Monday, October 08, 2012

Beware of spitting against the word*

"It eventually became some sort of habit, of including these pictures, I think they do tell their own story within the prose narrative and do establish a second level of discourse that is mute. It would be an ambition of mine to produce the kind of prose which has a degree of mutedness about it."
W.G. Sebald

I've been exploring the notion of how to get at silence within a work. One attempt tends to see through me, into the physical space of the poem itself. Another takes its time elucidating arrangements of words--they rest, awaiting their final placement.
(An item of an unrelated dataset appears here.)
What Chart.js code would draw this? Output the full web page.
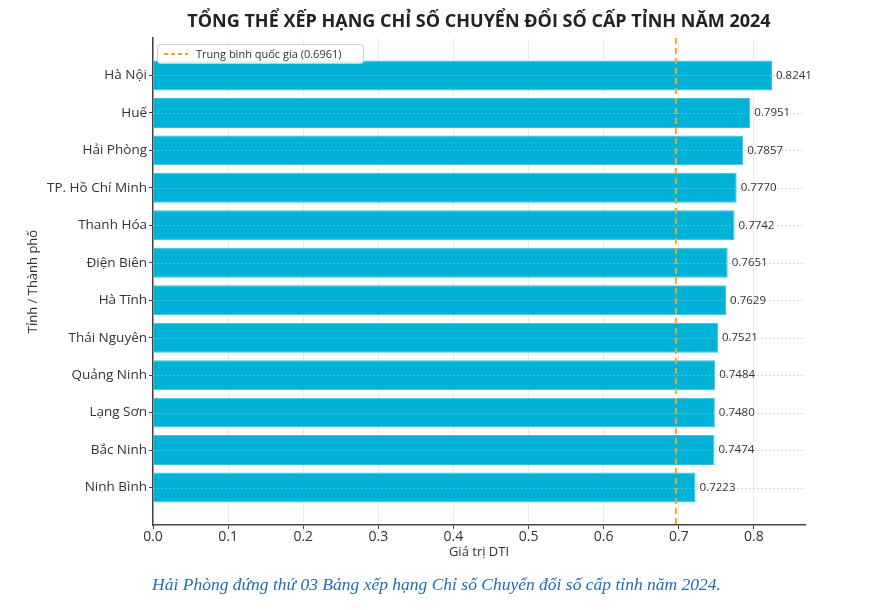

The phrases (musical or otherwise) are composites of intended and unknown explorations, forming silent fountains undiscoverd until later readings.

Other, more fervent phrases nourish fires and devour eyes that seek some criteria not yet installed, or some melancholy stalled in an act of silence. An aporia concerning solitude that one dare not brush, too soon, lest it relinquish its silent metaphor... silent grasp.

When one reaches the height(s), what is that sound of solitude?

I'm reminded, often, of the hush spaces in Camera Lucida. Barthes' quiet explorations of photographs; his attributing them to what he wishes.

(And, how lonely it is to gaze at a photograph. Nostalgia's trick.)

There is also this notion in Barthes of hebetude: in such a state of 'dullness of mind,' is there a consciousness attributed to silence? Or is it a blissful nothingness...

I remain fascinated by second levels of discourse and figuring how to fold that into my work, perhaps as Nietzsche suggests, "the tempo of these speeches is a tender adagio."